Yes, absolutely. It’s super easy to just email or connect with a couple of content creators that you like that you know are doing sponsorships that you've seen. You can say, hey, I'm a content creator and I'm interested in getting sponsorships. Would you be able to give me some advice? People are super friendly in the creator community. So you should definitely be talking to other creators, and you can benchmark offers against each other. I shouldn’t recommend that from the brand side as it can kind of screw us, but there it is. People are very friendly to talk in this industry. So never forget that.
Q: We had one final follow up question when we were talking about emails and reaching out and sending brands tons of information and just making sure they have everything they need, and it was “do you have any suggestions for what's included in the email versus in like attachments or PDFs?”

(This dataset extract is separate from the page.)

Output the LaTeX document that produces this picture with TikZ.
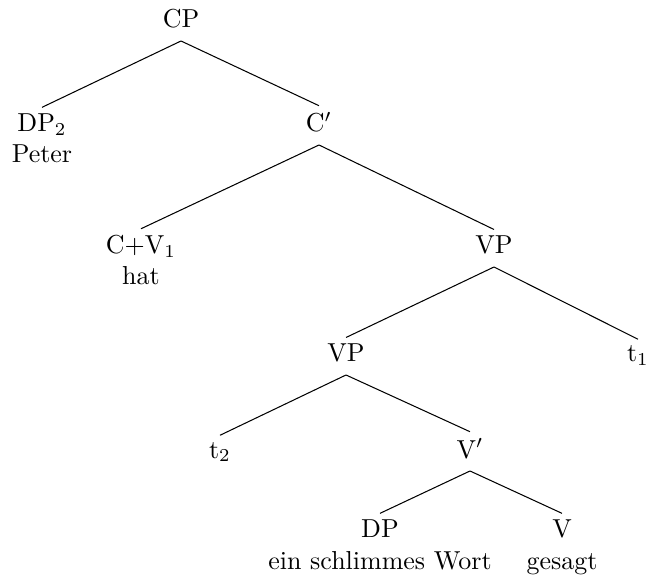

Yeah, you don't need to build a whole sponsorship deck. If you have one, sure, but don’t make it just for that. For one channel or account, you don't need to build a whole four page PDF, because I think it kind of gets lost in translation. What you might want to say is, hey, this is my channel, this is what I'm posting about. These are the brands I've worked with, and attaching a screenshot of my demographics below, please let me know if you'd like to work together. Keep it really simple and don't do information overload. I get a ton of these four page sponsorship decks from really really excited creators, and I always say like, I'll work with you but you didn't have to put in all that because people aren't gonna read it, just give me the demos and a little bit about the channel.
Q: Overall, what are your key takeaways or top level tips for folks to take away from this call today?
1. When you're trying to get started with monetizing your account and you don't have demonstrable sponsorship history, price yourself lower than the market.
It will make you more attractive to brands, and your brands probably have a bit of a better chance of hitting their conversion goals and they'll come back more which will then bring in other brands who then six months after you started doing sponsorships, they will pay the rate that you actually want.
2. Make it easy for the brand.
If you have to give a draft of something ahead of time and they want it in 48 hours before the post, get that done, maybe a little early. Try to get it turned in 72 hours ahead (so a day early). You don't have to give it in early, but if it were me, I would. My dream is to get drafts 48 hours ahead, so we always ask for that and normally I get it four hours before, which is annoying. So just do what you can to make it easy for the brand and be open with them in asking for feedback on how easy you are to work with.
3. Have fun with the integrations!
That's honestly the most important part. The more fun you have, the more genuine you feel, and people will buy the products. I think almost every single time I send out talking points for a brand  we always say, have as much fun as you want with this partnership. If you're enjoying it, your fans and your viewers are going to enjoy it and that's going to lead to success.